Em recente declaração, a ministra do Supremo Tribunal Federal (STF), Cármen Lúcia, afirmou que, não fosse pelo Supremo, haveria “213 milhões de pequenos tiranos” no Brasil. A fala, que poderia passar despercebida aos desatentos, é na verdade um retrato revelador de como parte do Judiciário enxerga o cidadão brasileiro: não como sujeito de direitos constitucionais, mas como uma ameaça que precisa ser contida.
Essa percepção é perigosa, pois inverte por completo a lógica democrática. Em uma República, o povo é o soberano; os poderes, seus servidores. Quando uma ministra do Supremo diz que, sem a Corte, cada brasileiro seria um tirano em potencial, ela deixa claro que não confia na cidadania como base da liberdade, mas deposita todo poder no Estado e em seus ministros.
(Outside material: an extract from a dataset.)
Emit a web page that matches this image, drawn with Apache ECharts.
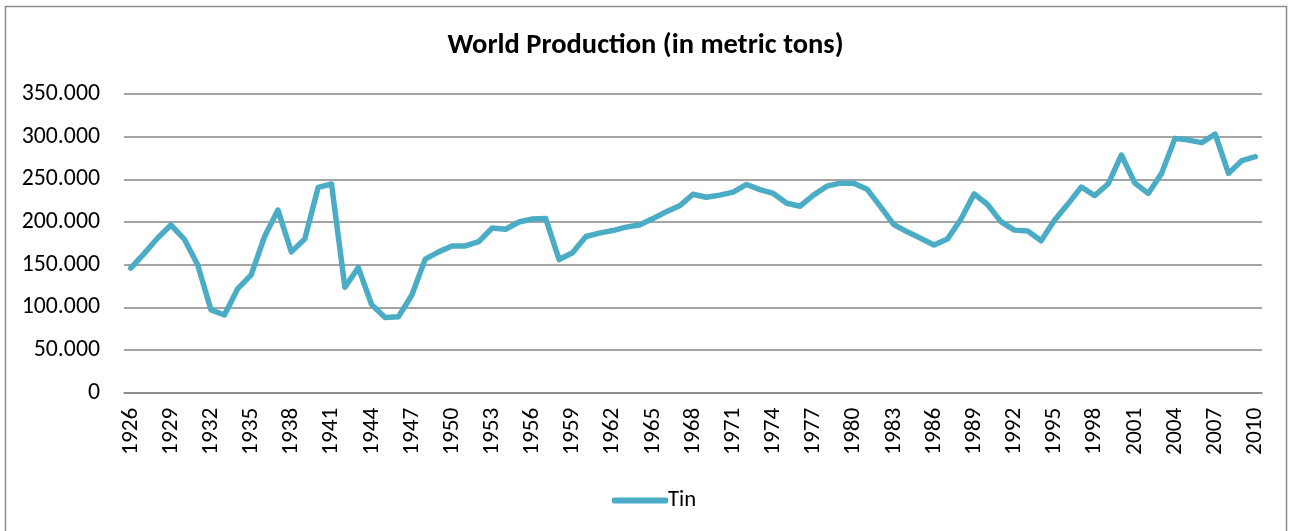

O STF, que deveria atuar como garantidor das liberdades individuais contra eventuais abusos do Legislativo e do Executivo, passa a se enxergar como tutor moral e intelectual de uma massa considerada incapaz de viver em liberdade plena.
A frase de Cármen Lúcia não é isolada. Ela se soma a outras manifestações recentes de ministros que, ao invés de reforçarem o poder do cidadão sobre o Estado, parecem reivindicar para si um poder absoluto sobre o cidadão. Esse tipo de visão é a antítese do constitucionalismo liberal. No Brasil, cada vez mais, vemos uma inversão de valores: o Estado como supremo soberano e o povo, mero súdito.
Quando o Judiciário abandona o seu papel de garantidor das liberdades para se tornar um poder tutelar, abre-se espaço para autoritarismos disfarçados de “proteção”. E nesse caminho, a democracia se torna apenas um enfeite institucional, enquanto o verdadeiro poder passa a residir nas mãos de poucos iluminados que julgam saber o que é melhor para todos.
A fala de Cármen Lúcia precisa ser debatida, pois desnuda o que muitos já percebiam: em vez de verem no povo brasileiro a origem legítima do poder, alguns ministros parecem enxergar apenas um rebanho de “pequenos tiranos” a serem vigiados, silenciados e conduzidos. E esse, talvez, seja o verdadeiro tiranismo que ameaça a liberdade no Brasil.